─── Source material ───

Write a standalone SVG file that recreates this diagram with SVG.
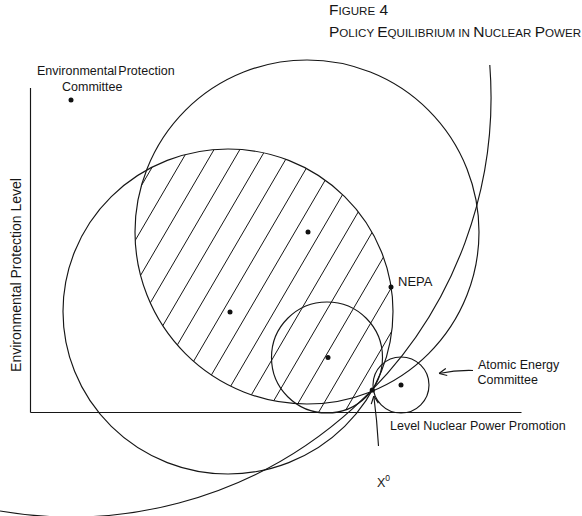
<svg xmlns="http://www.w3.org/2000/svg" width="582" height="516" viewBox="0 0 582 516">
<style>
.ln{fill:none;stroke:#161616;stroke-width:1.15}
.hatch{fill:none;stroke:#161616;stroke-width:1}
.dot{fill:#111}
.lbl{font-family:"Liberation Sans",Arial,sans-serif;font-size:12.5px;fill:#161616}
.ttl{font-family:"Liberation Sans",Arial,sans-serif;fill:#161616}
.big{font-size:15.5px}
.sm{font-size:11.6px}
</style>
<defs>
<clipPath id="clipC2"><ellipse cx="228" cy="311.5" rx="165" ry="162.5"/></clipPath>
<clipPath id="clipC13"><circle cx="307" cy="232" r="172"/><circle cx="327" cy="357.5" r="55.5"/></clipPath>
<marker id="open" viewBox="0 0 10 10" refX="9.5" refY="5" markerWidth="9" markerHeight="9" markerUnits="userSpaceOnUse" orient="auto">
<path d="M1,1 L9.5,5 L1,9" fill="none" stroke="#161616" stroke-width="1.3"/>
</marker>
</defs>
<rect width="582" height="516" fill="#fff"/>

<g id="title">
<text class="ttl" x="329" y="15"><tspan class="big">F</tspan><tspan class="sm">IGURE</tspan><tspan class="big"> 4</tspan></text>
<text class="ttl" x="329" y="37"><tspan class="big">P</tspan><tspan class="sm">OLICY </tspan><tspan class="big">E</tspan><tspan class="sm">QUILIBRIUM IN </tspan><tspan class="big">N</tspan><tspan class="sm">UCLEAR </tspan><tspan class="big">P</tspan><tspan class="sm">OWER</tspan></text>
</g>

<g id="axes">
<line class="ln" x1="30.5" y1="88" x2="30.5" y2="412.5"/>
<line class="ln" x1="30.5" y1="412.5" x2="521.5" y2="412.5"/>
<text class="lbl" text-anchor="middle" transform="translate(21,275) rotate(-90)" style="font-size:14px">Environmental Protection Level</text>
<text class="lbl" x="390" y="429.5">Level Nuclear Power Promotion</text>
</g>

<g id="hatching" clip-path="url(#clipC2)">
<g clip-path="url(#clipC13)">
<path class="hatch" d="M168.04,140 L4.52,420 M193.84,140 L30.32,420 M219.64,140 L56.12,420 M245.44,140 L81.92,420 M271.24,140 L107.72,420 M297.04,140 L133.52,420 M322.84,140 L159.32,420 M348.64,140 L185.12,420 M374.44,140 L210.92,420 M400.24,140 L236.72,420 M426.04,140 L262.52,420 M451.84,140 L288.32,420 M477.64,140 L314.12,420 M503.44,140 L339.92,420 M529.24,140 L365.72,420 M555.04,140 L391.52,420"/>
</g>
</g>

<g id="connectors">
<circle class="ln" cx="307" cy="232" r="172"/>
<ellipse class="ln" cx="228" cy="311.5" rx="165" ry="162.5"/>
<circle class="ln" cx="327" cy="357.5" r="55.5"/>
<circle class="ln" cx="401" cy="385" r="28"/>
<path class="ln" d="M489.8,65 A420,420 0 0 1 0,511"/>
</g>

<g id="node-epc">
<circle class="dot" cx="71" cy="100" r="2.5"/>
<text class="lbl" x="37" y="75" word-spacing="-2">Environmental Protection</text>
<text class="lbl" x="62" y="90.5">Committee</text>
</g>
<g id="node-ideal1"><circle class="dot" cx="308" cy="232" r="2.5"/></g>
<g id="node-ideal2"><circle class="dot" cx="230" cy="312" r="2.5"/></g>
<g id="node-ideal3"><circle class="dot" cx="328" cy="357.5" r="2.5"/></g>
<g id="node-nepa">
<circle class="dot" cx="391" cy="287" r="2.5"/>
<text class="lbl" x="398" y="285.7" style="font-size:13px">NEPA</text>
</g>
<g id="node-aec">
<circle class="dot" cx="401" cy="385" r="2.5"/>
<text class="lbl" x="478" y="369">Atomic Energy</text>
<text class="lbl" x="477.5" y="383.5">Committee</text>
<path class="ln" d="M473,370.5 Q456,370 439,373.5" marker-end="url(#open)"/>
</g>
<g id="node-x0">
<circle class="dot" cx="372.3" cy="390" r="2.6"/>
<text class="lbl" x="377" y="486.5">X<tspan font-size="8.5" dy="-5.5">0</tspan></text>
<path class="ln" d="M378.5,446 Q377,420 373.8,396" marker-end="url(#open)"/>
</g>
</svg>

───

**What the task asks:**
Set down the complete material exactly, but do not include the images.

**Correct output:**
Write a standalone SVG file that recreates this diagram with SVG.
<svg xmlns="http://www.w3.org/2000/svg" width="582" height="516" viewBox="0 0 582 516">
<style>
.ln{fill:none;stroke:#161616;stroke-width:1.15}
.hatch{fill:none;stroke:#161616;stroke-width:1}
.dot{fill:#111}
.lbl{font-family:"Liberation Sans",Arial,sans-serif;font-size:12.5px;fill:#161616}
.ttl{font-family:"Liberation Sans",Arial,sans-serif;fill:#161616}
.big{font-size:15.5px}
.sm{font-size:11.6px}
</style>
<defs>
<clipPath id="clipC2"><ellipse cx="228" cy="311.5" rx="165" ry="162.5"/></clipPath>
<clipPath id="clipC13"><circle cx="307" cy="232" r="172"/><circle cx="327" cy="357.5" r="55.5"/></clipPath>
<marker id="open" viewBox="0 0 10 10" refX="9.5" refY="5" markerWidth="9" markerHeight="9" markerUnits="userSpaceOnUse" orient="auto">
<path d="M1,1 L9.5,5 L1,9" fill="none" stroke="#161616" stroke-width="1.3"/>
</marker>
</defs>
<rect width="582" height="516" fill="#fff"/>

<g id="title">
<text class="ttl" x="329" y="15"><tspan class="big">F</tspan><tspan class="sm">IGURE</tspan><tspan class="big"> 4</tspan></text>
<text class="ttl" x="329" y="37"><tspan class="big">P</tspan><tspan class="sm">OLICY </tspan><tspan class="big">E</tspan><tspan class="sm">QUILIBRIUM IN </tspan><tspan class="big">N</tspan><tspan class="sm">UCLEAR </tspan><tspan class="big">P</tspan><tspan class="sm">OWER</tspan></text>
</g>

<g id="axes">
<line class="ln" x1="30.5" y1="88" x2="30.5" y2="412.5"/>
<line class="ln" x1="30.5" y1="412.5" x2="521.5" y2="412.5"/>
<text class="lbl" text-anchor="middle" transform="translate(21,275) rotate(-90)" style="font-size:14px">Environmental Protection Level</text>
<text class="lbl" x="390" y="429.5">Level Nuclear Power Promotion</text>
</g>

<g id="hatching" clip-path="url(#clipC2)">
<g clip-path="url(#clipC13)">
<path class="hatch" d="M168.04,140 L4.52,420 M193.84,140 L30.32,420 M219.64,140 L56.12,420 M245.44,140 L81.92,420 M271.24,140 L107.72,420 M297.04,140 L133.52,420 M322.84,140 L159.32,420 M348.64,140 L185.12,420 M374.44,140 L210.92,420 M400.24,140 L236.72,420 M426.04,140 L262.52,420 M451.84,140 L288.32,420 M477.64,140 L314.12,420 M503.44,140 L339.92,420 M529.24,140 L365.72,420 M555.04,140 L391.52,420"/>
</g>
</g>

<g id="connectors">
<circle class="ln" cx="307" cy="232" r="172"/>
<ellipse class="ln" cx="228" cy="311.5" rx="165" ry="162.5"/>
<circle class="ln" cx="327" cy="357.5" r="55.5"/>
<circle class="ln" cx="401" cy="385" r="28"/>
<path class="ln" d="M489.8,65 A420,420 0 0 1 0,511"/>
</g>

<g id="node-epc">
<circle class="dot" cx="71" cy="100" r="2.5"/>
<text class="lbl" x="37" y="75" word-spacing="-2">Environmental Protection</text>
<text class="lbl" x="62" y="90.5">Committee</text>
</g>
<g id="node-ideal1"><circle class="dot" cx="308" cy="232" r="2.5"/></g>
<g id="node-ideal2"><circle class="dot" cx="230" cy="312" r="2.5"/></g>
<g id="node-ideal3"><circle class="dot" cx="328" cy="357.5" r="2.5"/></g>
<g id="node-nepa">
<circle class="dot" cx="391" cy="287" r="2.5"/>
<text class="lbl" x="398" y="285.7" style="font-size:13px">NEPA</text>
</g>
<g id="node-aec">
<circle class="dot" cx="401" cy="385" r="2.5"/>
<text class="lbl" x="478" y="369">Atomic Energy</text>
<text class="lbl" x="477.5" y="383.5">Committee</text>
<path class="ln" d="M473,370.5 Q456,370 439,373.5" marker-end="url(#open)"/>
</g>
<g id="node-x0">
<circle class="dot" cx="372.3" cy="390" r="2.6"/>
<text class="lbl" x="377" y="486.5">X<tspan font-size="8.5" dy="-5.5">0</tspan></text>
<path class="ln" d="M378.5,446 Q377,420 373.8,396" marker-end="url(#open)"/>
</g>
</svg>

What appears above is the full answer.